Don’t assume that others know what you need in terms of sharing the load. It can be frustrating being in a situation in which you feel loved ones and others should be helping you. “It can be easy to say that they should already know, but if they don’t know, that’s the reality,” says Burton. “So help them understand what it is that you need and what the expectations are by being very specific. For instance, one might say, ‘I’ve been driving to look in on mom every weekend, and it’s eating into my family time at home. I’d like you to visit once a month so that I can have a break.’ Doing this is especially important for women who are over-responsible, who step in and take responsibility for things that should be shared. Then that becomes the expectation. You can actually say that. ‘I’ve taken on too much. I need this to be collaborative. I need us to work together, because I cannot continue to take on all the responsibility.’ That takes courage. It’s very important to get comfortable with being uncomfortable, with stepping out of your comfort zone to ask for help.”

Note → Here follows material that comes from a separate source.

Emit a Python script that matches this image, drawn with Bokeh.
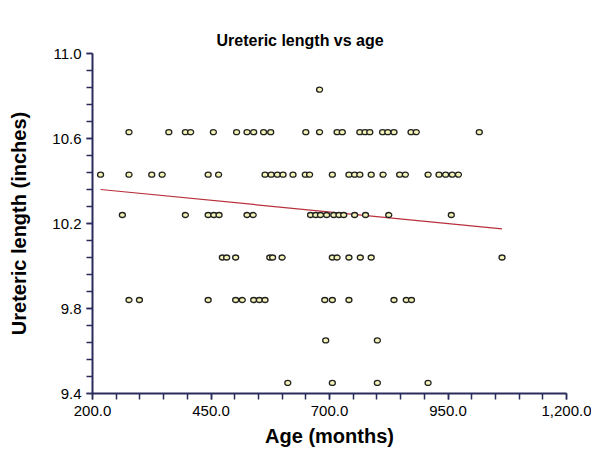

Uncover your fear of asking by answering “what if” questions, advises Burton. “What if they think you’re bothering them? What if they think you’re being annoying? Is there something annoying about the prospect of asking for an assist? For example, if you’re asking for help for something repeatedly, perhaps the other person, for whatever reason, doesn’t feel like they could or that they ought to offer the help. Perhaps there isn’t a reciprocal relationship or perhaps you haven’t taken responsibility in areas where you should. Have that conversation. Be ready to be honest about how much you’ve relied on them and to hear any feedback and address it. If they turn you down, rather than taking it personally and seeing it as some sort of condemnation of who you are, recognize that they just might not be able to [help] right now. What are your other options? Rather than focusing on the negative or internalizing a no, look at where you could get a yes and stay focused on the goal. The goal is getting help.”

Burton concludes that it is important to always express gratitude for people that help you and look at the ways in which you might be helpful to them.